══ Given entries
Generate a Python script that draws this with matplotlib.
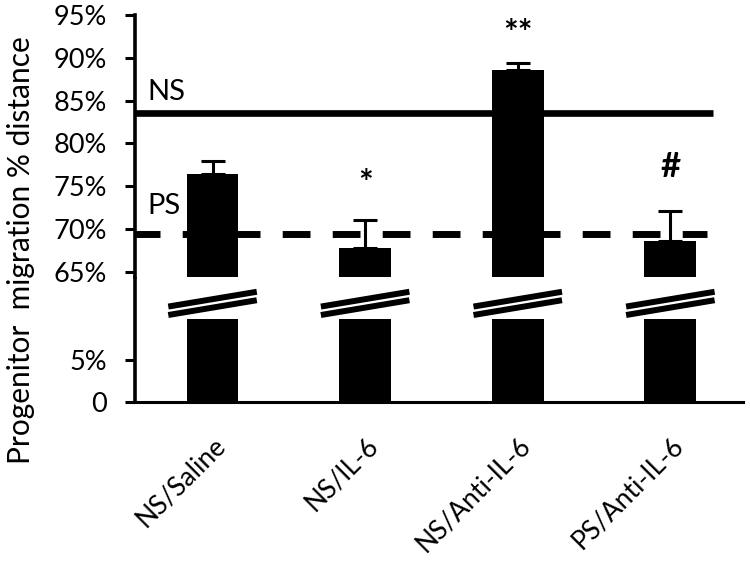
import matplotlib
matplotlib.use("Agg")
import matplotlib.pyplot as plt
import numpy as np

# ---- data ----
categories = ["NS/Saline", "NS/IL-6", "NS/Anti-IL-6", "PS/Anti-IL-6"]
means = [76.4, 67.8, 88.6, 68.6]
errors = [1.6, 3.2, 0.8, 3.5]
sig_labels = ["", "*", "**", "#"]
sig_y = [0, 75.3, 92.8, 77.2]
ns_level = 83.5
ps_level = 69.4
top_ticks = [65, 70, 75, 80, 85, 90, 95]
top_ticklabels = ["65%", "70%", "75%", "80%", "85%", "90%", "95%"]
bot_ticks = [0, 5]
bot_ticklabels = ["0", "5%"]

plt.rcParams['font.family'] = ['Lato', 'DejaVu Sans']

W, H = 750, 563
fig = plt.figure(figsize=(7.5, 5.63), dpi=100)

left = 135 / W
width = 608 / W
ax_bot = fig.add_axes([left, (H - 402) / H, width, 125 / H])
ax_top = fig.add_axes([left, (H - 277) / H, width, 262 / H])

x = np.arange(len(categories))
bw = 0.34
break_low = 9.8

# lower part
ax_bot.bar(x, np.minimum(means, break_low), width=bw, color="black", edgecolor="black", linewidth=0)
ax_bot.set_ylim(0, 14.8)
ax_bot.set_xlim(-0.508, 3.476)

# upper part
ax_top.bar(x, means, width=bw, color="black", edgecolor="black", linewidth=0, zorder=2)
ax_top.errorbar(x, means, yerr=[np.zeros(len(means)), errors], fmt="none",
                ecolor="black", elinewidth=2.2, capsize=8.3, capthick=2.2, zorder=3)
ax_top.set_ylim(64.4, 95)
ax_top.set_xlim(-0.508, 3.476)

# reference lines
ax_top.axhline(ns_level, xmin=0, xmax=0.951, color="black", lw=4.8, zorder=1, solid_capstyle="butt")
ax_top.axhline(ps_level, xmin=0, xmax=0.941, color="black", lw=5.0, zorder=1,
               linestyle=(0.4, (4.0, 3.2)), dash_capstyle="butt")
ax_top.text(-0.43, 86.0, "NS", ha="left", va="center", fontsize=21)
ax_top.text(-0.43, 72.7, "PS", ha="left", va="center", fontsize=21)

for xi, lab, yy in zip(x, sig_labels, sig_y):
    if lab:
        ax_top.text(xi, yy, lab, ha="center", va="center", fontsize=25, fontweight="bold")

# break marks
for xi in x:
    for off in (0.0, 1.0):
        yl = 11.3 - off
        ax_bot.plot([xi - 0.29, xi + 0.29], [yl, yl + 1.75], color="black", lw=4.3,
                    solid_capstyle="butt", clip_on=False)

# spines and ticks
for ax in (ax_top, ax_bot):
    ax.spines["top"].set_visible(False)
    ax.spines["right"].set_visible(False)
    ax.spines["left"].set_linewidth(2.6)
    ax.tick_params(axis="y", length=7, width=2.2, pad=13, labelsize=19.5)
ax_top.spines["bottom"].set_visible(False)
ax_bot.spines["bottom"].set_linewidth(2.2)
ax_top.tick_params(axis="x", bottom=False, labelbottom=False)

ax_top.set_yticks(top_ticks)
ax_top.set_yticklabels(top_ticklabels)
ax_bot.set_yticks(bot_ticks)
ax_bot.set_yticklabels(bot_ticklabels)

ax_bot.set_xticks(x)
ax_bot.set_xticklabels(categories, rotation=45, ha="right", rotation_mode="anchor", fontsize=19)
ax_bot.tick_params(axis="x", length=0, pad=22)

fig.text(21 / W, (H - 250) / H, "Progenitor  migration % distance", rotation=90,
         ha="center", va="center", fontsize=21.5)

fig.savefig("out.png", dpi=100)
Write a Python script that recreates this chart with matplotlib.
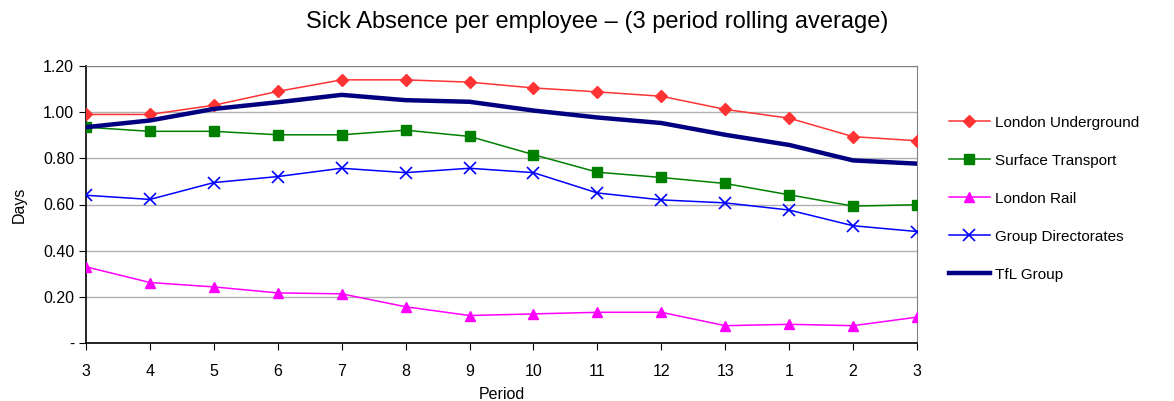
════
Given problem: Write out the listing word for word, omitting the pictures it holds.

Problem solution:
Generate a Python script that draws this with matplotlib.
import matplotlib
matplotlib.use("Agg")
import matplotlib.pyplot as plt
import numpy as np

# ---- data ----
categories = ["NS/Saline", "NS/IL-6", "NS/Anti-IL-6", "PS/Anti-IL-6"]
means = [76.4, 67.8, 88.6, 68.6]
errors = [1.6, 3.2, 0.8, 3.5]
sig_labels = ["", "*", "**", "#"]
sig_y = [0, 75.3, 92.8, 77.2]
ns_level = 83.5
ps_level = 69.4
top_ticks = [65, 70, 75, 80, 85, 90, 95]
top_ticklabels = ["65%", "70%", "75%", "80%", "85%", "90%", "95%"]
bot_ticks = [0, 5]
bot_ticklabels = ["0", "5%"]

plt.rcParams['font.family'] = ['Lato', 'DejaVu Sans']

W, H = 750, 563
fig = plt.figure(figsize=(7.5, 5.63), dpi=100)

left = 135 / W
width = 608 / W
ax_bot = fig.add_axes([left, (H - 402) / H, width, 125 / H])
ax_top = fig.add_axes([left, (H - 277) / H, width, 262 / H])

x = np.arange(len(categories))
bw = 0.34
break_low = 9.8

# lower part
ax_bot.bar(x, np.minimum(means, break_low), width=bw, color="black", edgecolor="black", linewidth=0)
ax_bot.set_ylim(0, 14.8)
ax_bot.set_xlim(-0.508, 3.476)

# upper part
ax_top.bar(x, means, width=bw, color="black", edgecolor="black", linewidth=0, zorder=2)
ax_top.errorbar(x, means, yerr=[np.zeros(len(means)), errors], fmt="none",
                ecolor="black", elinewidth=2.2, capsize=8.3, capthick=2.2, zorder=3)
ax_top.set_ylim(64.4, 95)
ax_top.set_xlim(-0.508, 3.476)

# reference lines
ax_top.axhline(ns_level, xmin=0, xmax=0.951, color="black", lw=4.8, zorder=1, solid_capstyle="butt")
ax_top.axhline(ps_level, xmin=0, xmax=0.941, color="black", lw=5.0, zorder=1,
               linestyle=(0.4, (4.0, 3.2)), dash_capstyle="butt")
ax_top.text(-0.43, 86.0, "NS", ha="left", va="center", fontsize=21)
ax_top.text(-0.43, 72.7, "PS", ha="left", va="center", fontsize=21)

for xi, lab, yy in zip(x, sig_labels, sig_y):
    if lab:
        ax_top.text(xi, yy, lab, ha="center", va="center", fontsize=25, fontweight="bold")

# break marks
for xi in x:
    for off in (0.0, 1.0):
        yl = 11.3 - off
        ax_bot.plot([xi - 0.29, xi + 0.29], [yl, yl + 1.75], color="black", lw=4.3,
                    solid_capstyle="butt", clip_on=False)

# spines and ticks
for ax in (ax_top, ax_bot):
    ax.spines["top"].set_visible(False)
    ax.spines["right"].set_visible(False)
    ax.spines["left"].set_linewidth(2.6)
    ax.tick_params(axis="y", length=7, width=2.2, pad=13, labelsize=19.5)
ax_top.spines["bottom"].set_visible(False)
ax_bot.spines["bottom"].set_linewidth(2.2)
ax_top.tick_params(axis="x", bottom=False, labelbottom=False)

ax_top.set_yticks(top_ticks)
ax_top.set_yticklabels(top_ticklabels)
ax_bot.set_yticks(bot_ticks)
ax_bot.set_yticklabels(bot_ticklabels)

ax_bot.set_xticks(x)
ax_bot.set_xticklabels(categories, rotation=45, ha="right", rotation_mode="anchor", fontsize=19)
ax_bot.tick_params(axis="x", length=0, pad=22)

fig.text(21 / W, (H - 250) / H, "Progenitor  migration % distance", rotation=90,
         ha="center", va="center", fontsize=21.5)

fig.savefig("out.png", dpi=100)
Write a Python script that recreates this chart with matplotlib.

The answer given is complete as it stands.